Two very English philosophers tried to burn themselves out doing logic about 100 years ago.  Russell and Whitehead’s volumes are more or less unreadable to the rest of us.  I found some kind of quest for basic building blocks I felt doomed to failure, though I can’t work out why I felt that.  I know I was looking because I find human relationships unrewarding and trivial, perhaps meaningless and often revolting.  This is anarchist in a sense, wondering if there is something ‘real’ we could experience if ‘society’ could be swept away.  Romeo and Juliet is not a love story for me, but the converse – a ghastly soap opera about adolescent traps.  I like the idea of ensuring our young get childhood, but detest the persistent demand to be trapped in it and the libidinous economy needed to perpetuate childhood.

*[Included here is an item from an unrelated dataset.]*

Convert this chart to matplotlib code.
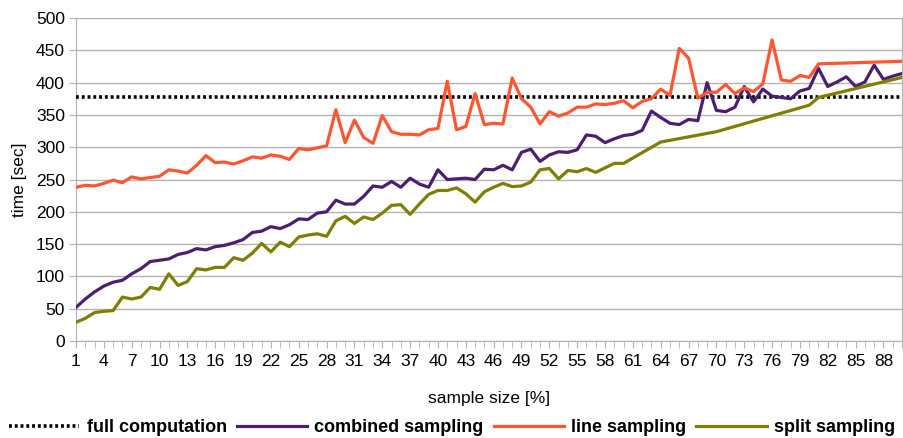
import matplotlib
matplotlib.use("Agg")
import matplotlib.pyplot as plt
from matplotlib.ticker import FixedLocator, NullFormatter

plt.rcParams['font.family'] = ['Liberation Sans', 'DejaVu Sans']

full_computation = 378

line_x = list(range(1, 82)) + [90]
line_sampling = [238, 241, 240, 244, 249, 245, 254, 251, 253, 255,
                 265, 263, 260, 272, 287, 276, 277, 274, 279, 285,
                 283, 288, 286, 281, 298, 296, 299, 302, 358, 307,
                 342, 315, 306, 349, 324, 320, 320, 319, 327, 329,
                 402, 327, 332, 383, 335, 337, 336, 407, 375, 362,
                 336, 355, 348, 353, 362, 362, 367, 366, 368, 372,
                 361, 371, 375, 390, 380, 453, 438, 376, 385, 385,
                 397, 383, 392, 386, 398, 466, 404, 402, 411, 408,
                 429, 433]

combined_x = list(range(1, 91))
combined_sampling = [52, 65, 76, 85, 91, 94, 104, 112, 123, 125,
                     127, 134, 137, 143, 141, 146, 148, 152, 157, 168,
                     170, 177, 174, 180, 189, 188, 198, 200, 218, 212,
                     212, 224, 240, 238, 247, 238, 252, 243, 238, 265,
                     250, 251, 252, 250, 266, 265, 272, 265, 292, 297,
                     278, 288, 293, 292, 296, 319, 317, 307, 313, 318,
                     320, 326, 356, 346, 337, 335, 343, 341, 400, 357,
                     355, 362, 394, 370, 390, 379, 377, 375, 387, 391,
                     422, 394, 401, 409, 394, 401, 427, 405, 410, 414]

split_x = list(range(1, 61)) + [64, 70, 80, 81, 90]
split_sampling = [29, 35, 44, 46, 47, 68, 65, 68, 83, 80,
                  104, 86, 92, 112, 110, 114, 114, 129, 125, 136,
                  151, 138, 153, 146, 161, 164, 166, 162, 186, 193,
                  182, 192, 188, 198, 210, 211, 196, 212, 227, 233,
                  233, 237, 228, 215, 231, 238, 244, 239, 240, 246,
                  265, 267, 251, 264, 262, 267, 261, 268, 275, 275,
                  308, 324, 365, 377, 408]

x_labels = list(range(1, 91, 3))

fig = plt.figure(figsize=(9.04, 4.38), dpi=100)
ax = fig.add_axes([76/904, 1-341/438, (902-76)/904, (341-18)/438])

grid_c = '#b3b3b3'
ax.axhline(full_computation, color='black', lw=2.6, ls=(0, (0.8, 0.8)),
           label='full computation', zorder=3)
ax.plot(combined_x, combined_sampling, color='#4b1f6f', lw=2.3,
        label='combined sampling', zorder=4)
ax.plot(line_x, line_sampling, color='#ff5530', lw=2.3,
        label='line sampling', zorder=4)
ax.plot(split_x, split_sampling, color='#7e7e00', lw=2.3,
        label='split sampling', zorder=4)

ax.set_xlim(1, 90)
ax.set_ylim(0, 500)
ax.set_yticks(range(0, 501, 50))
ax.yaxis.grid(True, color=grid_c, lw=1)
ax.set_axisbelow(True)
ax.xaxis.set_major_locator(FixedLocator(x_labels))
ax.xaxis.set_minor_locator(FixedLocator(range(1, 91)))
ax.xaxis.set_minor_formatter(NullFormatter())
ax.tick_params(axis='x', which='both', length=5, color=grid_c, labelsize=12.5,
               pad=4)
ax.tick_params(axis='y', length=5, color=grid_c, labelsize=12.5, pad=3)
for s in ax.spines.values():
    s.set_color(grid_c)
ax.spines['top'].set_visible(False)

ax.set_xlabel('sample size [%]', fontsize=12.5, labelpad=16)
ax.set_ylabel('time [sec]', fontsize=12.5, labelpad=6)

leg = fig.legend(loc='lower center', bbox_to_anchor=(0.5, -0.033), ncol=4,
                 frameon=False, handlelength=3.9, handletextpad=0.4,
                 columnspacing=0.55, prop={'weight': 'bold', 'size': 13})

fig.savefig('out.png', dpi=100)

The logic of R & W leads to certain farce.  Essentially, they have not done enough over three volumes to get essential definitions right.  They bring a meaning of the term ‘implies’ to algebra that lacks context.  Think of a great night out, wonderful sex, you happy on a plane out and her left with an unwanted pregnancy.  Define ‘happiness’ in this.  Not easy without ‘context’.  One way out in logic is to go modal.  Modal logic can be viewed broadly as the logic of different sorts of modalities, or modes of truth: alethic (“necessarily”), epistemic (“it is known that”), deontic (“it ought to be the case that”), or temporal (“it has been the case that”) among others.  In a sense, in logic, one should (another mode) wonder who has been left holding the baby.  Godel produced a famous statement of this we are still unsure of in terms of what he meant to actually express and whether various versions we come up with are right.  Essentially, we can’t come up with even a simple arithmetic system that doesn’t have internal inconsistencies or the baby we have left someone else holding.

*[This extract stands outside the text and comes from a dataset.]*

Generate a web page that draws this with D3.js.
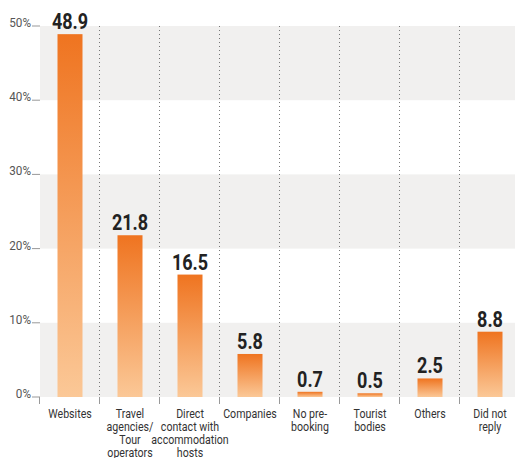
<!DOCTYPE html>
<html><head><meta charset="utf-8">
<script src="https://cdn.jsdelivr.net/npm/d3@7"></script>
<style>body{margin:0;background:#fff}svg{display:block}</style>
</head><body><svg id="c" width="515" height="458"></svg>
<script>
const categories = [["Websites"],["Travel","agencies/","Tour","operators"],["Direct","contact with","accommodation","hosts"],["Companies"],["No pre-","booking"],["Tourist","bodies"],["Others"],["Did not","reply"]];
const values = [48.9,21.8,16.5,5.8,0.7,0.5,2.5,8.8];
const yTicks = [0,10,20,30,40,50];
const bands = [[0,10],[20,30],[40,50]];

(function(){
const svg = d3.select("#c");
const pLeft = 40, pRight = 520, pTop = 26, pBottom = 397;
const x = d3.scaleBand().domain(d3.range(categories.length)).range([pLeft,pRight]).paddingInner(0).paddingOuter(0);
const y = d3.scaleLinear().domain([0,50]).range([pBottom, pTop]);
const FONT = "Roboto,'DejaVu Sans Condensed',sans-serif";

const defs = svg.append("defs");
const g = defs.append("linearGradient").attr("id","bg").attr("x1",0).attr("y1",0).attr("x2",0).attr("y2",1);
g.append("stop").attr("offset","0%").attr("stop-color","#ef7420");
g.append("stop").attr("offset","100%").attr("stop-color","#fbc897");

svg.selectAll("rect.band").data(bands).enter().append("rect")
 .attr("x",pLeft).attr("width",515-pLeft)
 .attr("y",d=>y(d[1])).attr("height",d=>y(d[0])-y(d[1]))
 .attr("fill","#f1f0ef");

svg.selectAll("line.sep").data(d3.range(1,categories.length)).enter().append("line")
 .attr("x1",d=>x(d)-0.5).attr("x2",d=>x(d)-0.5).attr("y1",y(50)).attr("y2",pBottom)
 .attr("stroke","#777").attr("stroke-width",1).attr("stroke-dasharray","1,3");

const ya = svg.append("g");
yTicks.forEach(t=>{
  ya.append("line").attr("x1",32).attr("x2",pLeft).attr("y1",y(t)).attr("y2",y(t)).attr("stroke","#999").attr("stroke-width",1);
  ya.append("g").attr("transform",`translate(31,${y(t)+1}) scale(0.9,1)`)
   .append("text").attr("text-anchor","end")
   .attr("font-family",FONT).attr("font-size",13).attr("fill","#555").text(t+"%");
});
svg.selectAll("line.bt").data(d3.range(0,categories.length)).enter().append("line")
 .attr("x1",d=>x(d)-0.5).attr("x2",d=>x(d)-0.5).attr("y1",pBottom).attr("y2",pBottom+7)
 .attr("stroke","#999").attr("stroke-width",1);

const bw = 25;
svg.selectAll("rect.bar").data(values).enter().append("rect")
 .attr("x",(d,i)=>x(i)+x.bandwidth()/2-bw/2).attr("width",bw)
 .attr("y",d=>y(d)).attr("height",d=>pBottom-y(d))
 .attr("fill","url(#bg)");

svg.selectAll("g.val").data(values).enter().append("g")
 .attr("transform",(d,i)=>`translate(${x(i)+x.bandwidth()/2},${y(d)-5}) scale(0.8,1)`)
 .append("text").attr("text-anchor","middle")
 .attr("font-family",FONT).attr("font-weight","bold").attr("font-size",22.5).attr("fill","#222")
 .text(d=>d.toFixed(1));

categories.forEach((lines,i)=>{
  const t = svg.append("g").attr("transform",`translate(${x(i)+x.bandwidth()/2},418) scale(0.85,1)`)
   .append("text").attr("text-anchor","middle")
   .attr("font-family",FONT).attr("font-size",12.5).attr("fill","#333");
  lines.forEach((l,j)=>{
    t.append("tspan").attr("x",0).attr("y",j*13).text(l);
  });
});
})();
</script></body></html>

I wanted to find something that would let us work out complex human interactions logically with a pencil and paper.  Sad puppy!  I had probably been conned by stories of the Holy Grail.  If I was still doing chemistry, I’d probably be locked into obsession with making super-solids, which become liquid at low temperatures but retain the solid lattice.  A Russian lad who knocks down a few beers from time to time got a Nobel for peeling pencil-lead down to one atom thick graphene with Selotape recently.  You may not be impressed, yet graphene at super-low temperatures may help knock down Relativity – which will be a magnificent use of pencils.  It’s about different thinking on gravity and maybe that Lorentz transformations are just what we ‘see’ now and were not forever.  Theory of everything stuff – Horizon might get to it if it stops regurgitating old dross from the 70s.

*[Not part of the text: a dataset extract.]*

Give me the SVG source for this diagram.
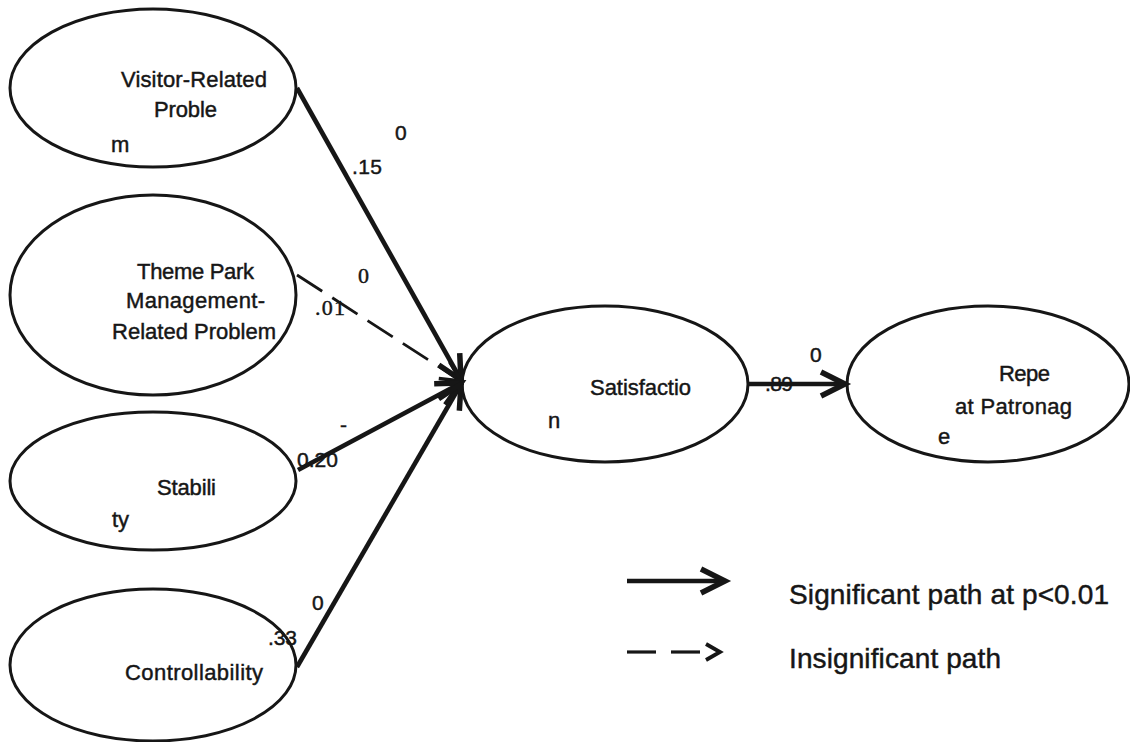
<svg xmlns="http://www.w3.org/2000/svg" width="1130" height="742" viewBox="0 0 1130 742">
  <style>
    .node { fill: #ffffff; stroke: #161616; stroke-width: 3; }
    text { stroke: #161616; stroke-width: 0.45; }
    .lbl { font-family: "Liberation Sans", Arial, sans-serif; font-size: 22px; fill: #161616; }
    .num { font-family: "Liberation Sans", Arial, sans-serif; font-size: 21px; fill: #161616; }
    .numserif { font-family: "Liberation Serif", "Times New Roman", serif; font-size: 22px; fill: #161616; }
    .leg { font-family: "Liberation Sans", Arial, sans-serif; font-size: 28px; fill: #161616; }
    .sig { stroke: #161616; stroke-width: 4.6; fill: none; }
    .insig { stroke: #161616; stroke-width: 2.8; fill: none; stroke-dasharray: 30 12; }
  </style>
  <defs>
    <marker id="headSolid" viewBox="-30 -16 36 32" refX="0" refY="0" markerWidth="36" markerHeight="32" markerUnits="userSpaceOnUse" orient="auto" overflow="visible">
      <path d="M-24,-12 L0,0 L-24,12" fill="none" stroke="#161616" stroke-width="5.5"/>
    </marker>
    <marker id="headDash" viewBox="-30 -16 36 32" refX="0" refY="0" markerWidth="36" markerHeight="32" markerUnits="userSpaceOnUse" orient="auto" overflow="visible">
      <path d="M-20,-10 L0,0 L-20,10" fill="none" stroke="#161616" stroke-width="3.5"/>
    </marker>
  </defs>
  <rect width="1130" height="742" fill="#ffffff"/>

  <g id="node-visitor">
    <ellipse class="node" cx="153" cy="88" rx="143" ry="79"/>
    <text class="lbl" x="121" y="87" textLength="146">Visitor-Related</text>
    <text class="lbl" x="154" y="117" textLength="63">Proble</text>
    <text class="lbl" x="111" y="152">m</text>
  </g>
  <g id="node-themepark">
    <ellipse class="node" cx="153" cy="295" rx="143" ry="100"/>
    <text class="lbl" x="137" y="279" textLength="117">Theme Park</text>
    <text class="lbl" x="126" y="308" textLength="139">Management-</text>
    <text class="lbl" x="112" y="339" textLength="164">Related Problem</text>
  </g>
  <g id="node-stability">
    <ellipse class="node" cx="153" cy="481" rx="143" ry="69"/>
    <text class="lbl" x="157" y="495" textLength="59">Stabili</text>
    <text class="lbl" x="112" y="527">ty</text>
  </g>
  <g id="node-controllability">
    <ellipse class="node" cx="153" cy="665" rx="143" ry="76"/>
    <text class="lbl" x="125" y="680" textLength="138">Controllability</text>
  </g>
  <g id="node-satisfaction">
    <ellipse class="node" cx="605" cy="384" rx="143" ry="78"/>
    <text class="lbl" x="590" y="395" textLength="101">Satisfactio</text>
    <text class="lbl" x="548" y="428">n</text>
  </g>
  <g id="node-repeat">
    <ellipse class="node" cx="988" cy="384" rx="141" ry="78"/>
    <text class="lbl" x="999" y="381" textLength="51">Repe</text>
    <text class="lbl" x="955" y="414" textLength="117">at Patronag</text>
    <text class="lbl" x="938" y="444">e</text>
  </g>

  <g id="path-labels">
    <text class="num" x="395" y="140">0</text>
    <text class="num" x="352" y="174" textLength="30">.15</text>
    <text class="numserif" x="358" y="283">0</text>
    <text class="numserif" x="315" y="315" textLength="30">.01</text>
    <text class="num" x="340" y="432">-</text>
    <text class="num" x="297" y="467" textLength="41">0.20</text>
    <text class="num" x="312" y="610">0</text>
    <text class="num" x="268" y="645" textLength="29">.33</text>
    <text class="num" x="810" y="362">0</text>
    <text class="num" x="765" y="391" textLength="28">.89</text>
  </g>

  <g id="connectors">
    <line class="sig" x1="297" y1="88" x2="461" y2="380" marker-end="url(#headSolid)"/>
    <line class="insig" x1="297" y1="275" x2="461" y2="381" marker-end="url(#headDash)"/>
    <line class="sig" x1="298" y1="470" x2="461" y2="383" stroke-width="5" marker-end="url(#headSolid)"/>
    <line class="sig" x1="297" y1="667" x2="461" y2="384" marker-end="url(#headSolid)"/>
    <line class="sig" x1="747" y1="384" x2="845" y2="384" stroke-width="5.5" marker-end="url(#headSolid)"/>
  </g>

  <g id="legend">
    <line class="sig" x1="627" y1="581" x2="725" y2="581" stroke-width="5.5" marker-end="url(#headSolid)"/>
    <line x1="627" y1="652" x2="656" y2="652" stroke="#161616" stroke-width="3.2"/>
    <line x1="671" y1="652" x2="700" y2="652" stroke="#161616" stroke-width="3.2"/>
    <path d="M706,644 L720,652 L706,660" fill="none" stroke="#161616" stroke-width="3.8"/>
    <text class="leg" x="789" y="604" textLength="320">Significant path at p&lt;0.01</text>
    <text class="leg" x="789" y="668" textLength="212">Insignificant path</text>
  </g>
</svg>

I don’t teach logic – I’m no good at it.  I just know enough to know this.  What I have become sure of is that another field, that of evidence, is something we need to be a bigger part of our education.  Something shields most of us from evidence, as surely as we are shielded from the bent evidence given by bent cops, prosecution and forensic scientists to dull, jobsworth judges, defence briefs and gullible juries in cases like Nico Bento.  Newsnight were good on this, but as usual there has been no follow up.  There is good philosophy, social science, excellent potential in real science and such practical fuck-ups for us to get better at evidence-based reasoning and its logic and what stops us basing society more on evidence and logic.  For now, I’d just say why would anyone want to stop this?  I expect Galileo knew when they showed him the instruments of torture – what are the modern day equivalents of these?  Science is held (too strongly) by some as a history of mistakes – our worthies have certainly found ways to cover theirs up, which may be why we have no science of society.